The ringgit remained relatively stable in March, supported by expectations of narrowing interest rate differentials between Malaysia and the US. Notably, the Federal Reserve (Fed) announced a slowdown in the pace of its balance sheet reduction. Consequently, the ringgit has traded within a stable range, bolstered by Malaysia’s resilient economic fundamentals and steady investor confidence. This currency stability reflects optimism around the country’s macroeconomic outlook and policy direction, amid signs that the Fed is turning more dovish.
Malaysia’s exports surged by 6.2% in February, rebounding strongly from 0.3% in January. The increase was driven by an 8.8% rise in manufacturing output and an impressive 18.1% growth in the electrical and electronics sector. This recovery aligns with an improved Purchasing Managers’ Index, which climbed to 49.7 in February from 48.7 in January, indicating a rebound in demand. Regional trade shifts linked to US tariff policies also contributed to the export momentum.
Headline inflation eased to 1.5%, while core inflation inched up slightly to 1.9% in February. Despite persistent global headwinds, Bank Negara Malaysia held the Overnight Policy Rate steady at 3%. The central bank projected gross domestic product growth of between 4.5% and 5.5% for 2025, underpinned by strong domestic demand, stable employment conditions, and ongoing wage growth.
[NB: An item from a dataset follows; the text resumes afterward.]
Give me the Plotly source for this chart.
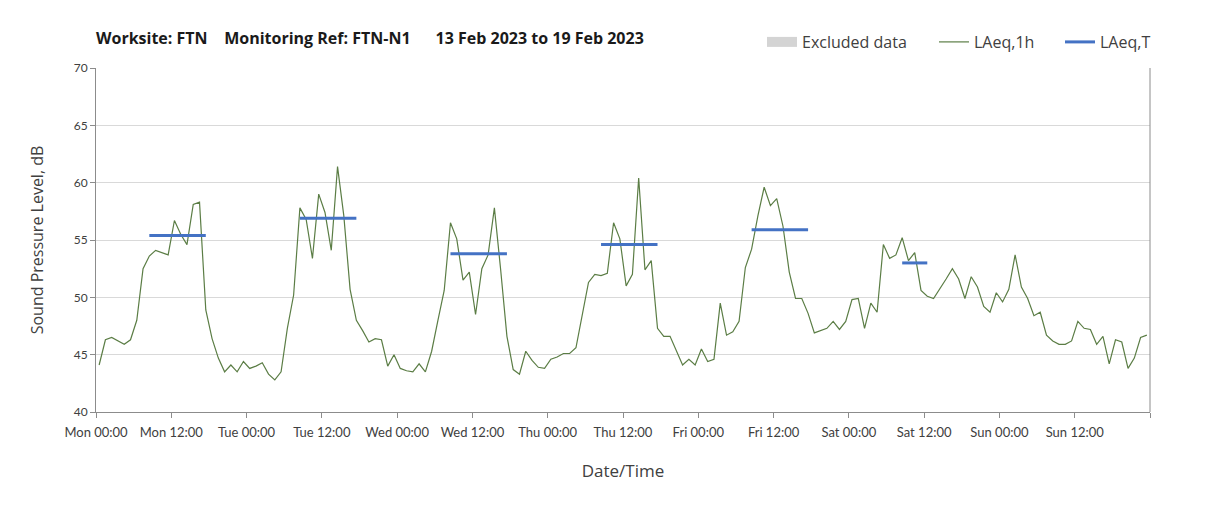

Recent historical data on capital outflows persisted due to global uncertainties. In February, net foreign outflows totalled RM1.7 billion in bonds and RM2.2 billion in equities, as investors became more risk-averse amid escalating geopolitical tensions and trade-related uncertainties. The negative spread between Malaysian Government Securities and US Treasuries continues to favour US assets, although this trend may reverse as US growth expectations moderate. Meanwhile, secondary market activity remained solid but eased slightly from previous highs.